The seemingly utopian ideal of a world without money has been stewing in my head for quite a long time, perhaps ever since I became familiar with communism as related by someone other than some small-minded Republican who hasn't gotten round to moving on from the dark days of McCarthyism. Just stewing, mind you. It's not like I've managed to formulate some grand plan to free humanity of the shackles of currency and haul us all, kicking and screaming, into the nigh magical post-scarcity future of Iain M Bank's Culture.
With this moneyless ideal in mind, this article from BBC News' website caught my attention. Anybody who's been using the Net long enough will know of the ongoing conflict between those who believe information should be free and the men in suits who would put a price tag and take a commission for every little piece of so-called "intellectual property" produced.
A couple of months ago, I slipped a Youtube video into this blog from this Jap bloke - Hiroshi... something-or-other. Anyway, he pointed out that as this world gets more and more connected, the value of information diminishes, such that information is no longer of any real value, but the wisdom to sort, select and wield information becomes of paramount importance. It wasn't long ago that a human mind was only limited by its imagination. Now, with the Net, a human mind is limited only by the collective imagination of all of humanity. With the Net, the floodgates have opened to a massive leap in the limits of human cognition. Perhaps, in this respect, we've unwittingly stumbled into Vernor Vinge's technological singularity.
I can't escape the feeling that humanity is on the edge of something good. Well, hell, better than good. Something bright and amazing but for some reason continues to elude us because too many people close their eyes to too many uncomfortable truths. For a start, why is it that the richest 10% of adults account for 85% of the world's assets?
It is a sad fact of life that money begets money. To get rich, you *could* win your fortune by your own (or if you're sneaky enough, someone else's) sweat, blood and tears. But hell, that's nothing compared to being born rich, and raised to get richer. We see such tycoons as Branson, Soros, Buffett make it big and are seduced by the glammer. Wealth beyond imagining - isn't that a good thing? Isn't it great to be able to build such a fantastic fortune from the ground up?

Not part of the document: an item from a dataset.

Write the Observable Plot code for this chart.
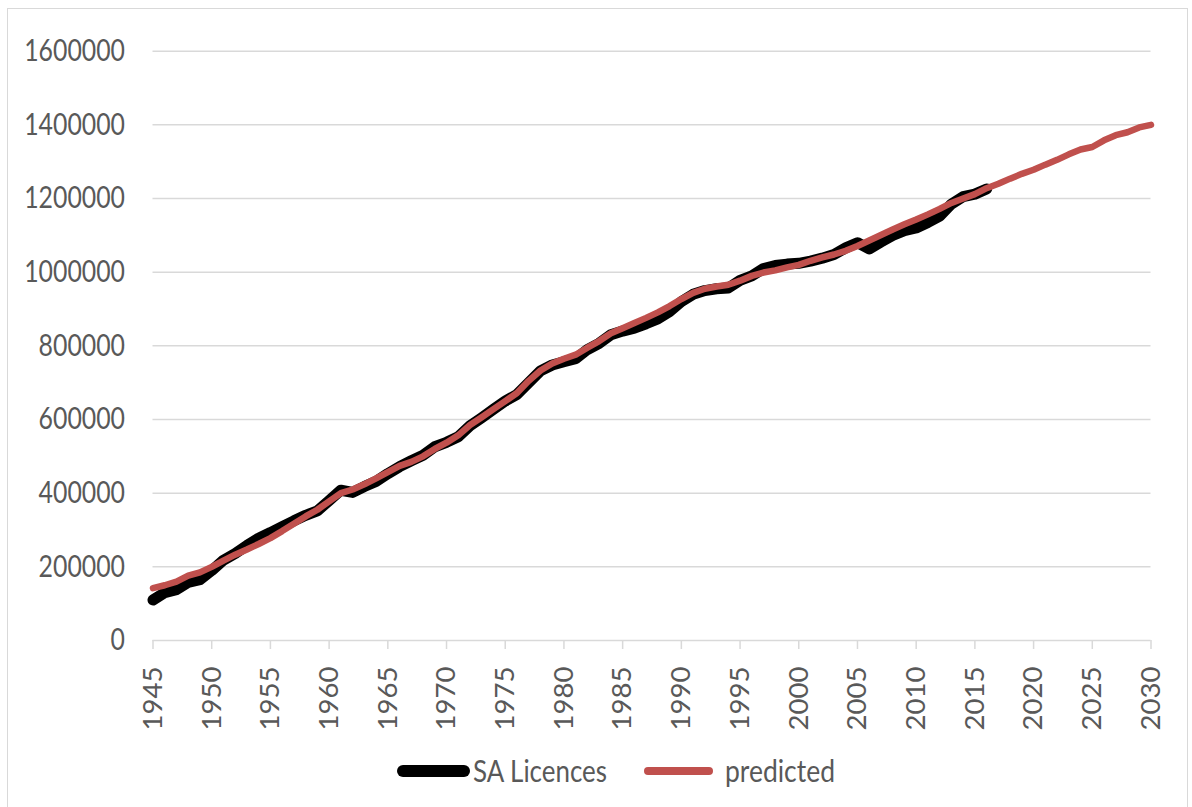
<!DOCTYPE html>
<html>
<head>
<meta charset="utf-8">
<script src="https://cdn.jsdelivr.net/npm/d3@7"></script>
<script src="https://cdn.jsdelivr.net/npm/@observablehq/plot@0.6"></script>
<style>
  html, body { margin: 0; padding: 0; background: #fff; }
  #frame { position: absolute; left: 7px; top: 8px; width: 1181px; height: 830px; border: 1.3px solid #d9d9d9; box-sizing: border-box; }
  #chart { position: absolute; left: 0; top: 0; }
  #legend { position: absolute; left: 0; top: 745px; }
</style>
</head>
<body>
<div id="frame"></div>
<div id="chart"></div>
<div id="legend"></div>
<script>
// Years covered by the recorded licences and by the prediction
const licenceYears = d3.range(1945, 2017);
const predictedYears = d3.range(1945, 2031);

// South Australian licences, 1945–2016
const licences = [
  110000, 130000, 138000, 158000, 165000, 190000, 218000, 236000, 258000, 278000,
  293000, 309000, 325000, 340000, 352000, 380000, 408000, 402000, 418000, 432000,
  453000, 472000, 488000, 503000, 526000, 538000, 553000, 583000, 605000, 628000,
  650000, 668000, 700000, 732000, 748000, 757000, 765000, 790000, 807000, 830000,
  840000, 848000, 860000, 873000, 893000, 920000, 940000, 950000, 955000, 957000,
  978000, 990000, 1010000, 1018000, 1022000, 1024000, 1030000, 1038000, 1048000, 1066000,
  1080000, 1063000, 1082000, 1100000, 1113000, 1120000, 1135000, 1152000, 1185000, 1205000,
  1212000, 1226000
];

// Predicted licences, 1945–2030
const predicted = [
  142000, 150000, 160000, 176000, 185000, 200000, 217000, 233000, 247000, 262000,
  278000, 297000, 317000, 337000, 355000, 378000, 400000, 410000, 424000, 440000,
  457000, 474000, 485000, 500000, 520000, 537000, 557000, 585000, 606000, 628000,
  650000, 672000, 705000, 733000, 752000, 765000, 776000, 795000, 813000, 834000,
  848000, 862000, 876000, 891000, 908000, 927000, 944000, 955000, 961000, 966000,
  977000, 990000, 999000, 1005000, 1013000, 1020000, 1031000, 1040000, 1048000, 1058000,
  1071000, 1086000, 1101000, 1116000, 1130000, 1143000, 1157000, 1172000, 1188000, 1200000,
  1212000, 1228000, 1240000, 1254000, 1267000, 1278000, 1292000, 1305000, 1320000, 1333000,
  1340000, 1358000, 1372000, 1380000, 1393000, 1400000
];

// Axis ticks
const yTicks = [0, 200000, 400000, 600000, 800000, 1000000, 1200000, 1400000, 1600000];
const xTicks = [1945, 1950, 1955, 1960, 1965, 1970, 1975, 1980, 1985, 1990, 1995, 2000, 2005, 2010, 2015, 2020, 2025, 2030];

const seriesNames = ["SA Licences", "predicted"];
const seriesColors = ["#000000", "#C0504D"];

const licenceRows = licenceYears.map((year, i) => ({year, value: licences[i]}));
const predictedRows = predictedYears.map((year, i) => ({year, value: predicted[i]}));

const face = "Lato, 'Open Sans', sans-serif";
const textGrey = "#595959";
const gridGrey = "#d9d9d9";

const chart = Plot.plot({
  width: 1192,
  height: 745,
  marginLeft: 152.5,
  marginRight: 41.5,
  marginTop: 50.7,
  marginBottom: 105,
  x: {domain: [1945, 2030]},
  y: {domain: [0, 1600000]},
  style: {background: "transparent", overflow: "visible", fontFamily: face},
  marks: [
    Plot.gridY(yTicks.slice(1), {stroke: gridGrey, strokeOpacity: 1, strokeWidth: 1.5}),
    Plot.ruleY([0], {stroke: gridGrey, strokeWidth: 1.5}),
    Plot.axisY(yTicks, {
      tickSize: 0, tickPadding: 28, tickFormat: d => String(d),
      fontSize: 30.5, fontFamily: face, fill: textGrey, label: null
    }),
    Plot.axisX(xTicks, {
      tickSize: 9, tickFormat: () => "", stroke: gridGrey, strokeWidth: 1.5, label: null
    }),
    Plot.axisX(xTicks, {
      tickSize: 0, tickPadding: 26, tickRotate: -90, tickFormat: d => String(d),
      fontSize: 27.6, fontFamily: face, fill: textGrey, label: null
    }),
    Plot.line(licenceRows, {x: "year", y: "value", stroke: seriesColors[0], strokeWidth: 11, strokeLinejoin: "round"}),
    Plot.line(predictedRows, {x: "year", y: "value", stroke: seriesColors[1], strokeWidth: 6.5, strokeLinejoin: "round"})
  ]
});
document.getElementById("chart").appendChild(chart);

// The value labels use a condensed setting of the face
chart.querySelectorAll('[aria-label="y-axis tick label"] text').forEach(t => {
  t.setAttribute("textLength", t.textContent.length * 14.4);
  t.setAttribute("lengthAdjust", "spacingAndGlyphs");
});

// Legend below the plot
const legend = d3.select("#legend").append("svg")
  .attr("width", 1192).attr("height", 60)
  .style("font-family", face);
const items = [
  {name: seriesNames[0], color: seriesColors[0], x1: 397, x2: 470, tx: 473, tw: 134, w: 12},
  {name: seriesNames[1], color: seriesColors[1], x1: 644, x2: 713, tx: 725, tw: 110, w: 8}
];
for (const it of items) {
  legend.append("line")
    .attr("x1", it.x1 + it.w / 2).attr("x2", it.x2 - it.w / 2)
    .attr("y1", 26).attr("y2", 26)
    .attr("stroke", it.color).attr("stroke-width", it.w).attr("stroke-linecap", "round");
  legend.append("text")
    .attr("x", it.tx).attr("y", 37)
    .attr("fill", textGrey).attr("font-size", 30)
    .attr("textLength", it.tw).attr("lengthAdjust", "spacingAndGlyphs")
    .text(it.name);
}
</script>
</body>
</html>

I say no. I liken the achievement of these tycoons to that of players of a very skillful, yet fundamentally worthless game. Like tiddlywinks or golf, say, or maybe even Yugi-Oh, Poxnora, or Pokemon or those horribly addictive Facebook games (you know the ones), the acquisition of money is a game. However, it is a less-than-zero sum game that's fueled by the many, many losers who play it under the sad yet seductive delusion that anyone can be a winner. And it is in the blind pursuit of this delusion that we dig for ourselves a deeper and deeper hole. Add to that the effects of inflation and the very idea of eliminating poverty is but a castle in the sky.

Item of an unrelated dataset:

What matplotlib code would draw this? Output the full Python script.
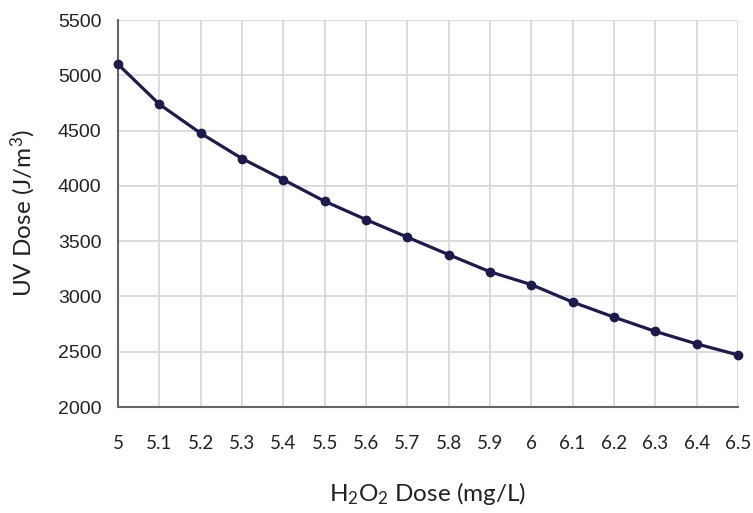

As long as money as churned out by a central bank exists, this game of musical chairs will always plague humanity - there MUST be losers. And because of the nature of money, building value out of scarcity, we can never achieve our full potential. Worse yet, in our blind, desperate, groping for more money, we pollute everything we touch. Beautiful music is twisted into catchy jingles, whatever sells. Visual arts intensify into the garish obscenity of modern advertising. Literature degenerates to whatever makes the widest possible market feel good, burying truly valuable words in a tide of glurge, mysticism and motivational rot.
This is not to say that the world of Idiocracy is coming to life. Intellectuals in every age have despaired of the folly of man, few as eloquently as Erasmus, yet somehow, we manage to bumble our way through.
In the past, the scale of the social meltdown caused by the sheer buildup of inequality was held in check by the limits of communication and transportation technology. Then, in the wake of the 2nd World War, a hint of what things may come was seen in long paroxysm of violence that was the Red Revolution and the wave of communism that swept the world. History has shown us that communism is not the problem, but rather the weakness of human nature in executing the communist ideal. Only the most ruthless, unscrupulous, yet charismatic people could stand a chance of leading such revolutions, fueled by the righteous indignation of the oppressed. With such people on top, the social experiment of communism could only fail. The remaining communist regimes have had no option save to become reluctant participants in the capitalist game.
Now, the world is more connected than ever before, and globalisation slowly smudges the borders between nations into nonexistence. With Deng Xiaoping's reforms, China is now set to be the biggest player in human history of the money game, meaning the stakes have now been raised like never before. But, ultimately, this is a game that can only be lost; it's simply a matter of time.
It's clearer to me now, more than ever, that a new system is needed. I can't rightly say that I have one, and, crazy as it sounds, I think Jacque Fresco is looking in the right direction. But, as Bertrand Russell rightly pointed out, the very idea of humanity spontaneously adopting an system guaranteeing equality and justice for all is laughable. There are simply too many people with too many vested interests in inquality and injustice and, of course, they're holding all the cards. True human progress, a world in which war and poverty are eradicated and every human has an equal oppurtunity to reach their full potential, demands the system be overturned, but it won't be pretty.
I don't think I've ever quite hoped so much that time will prove me wrong.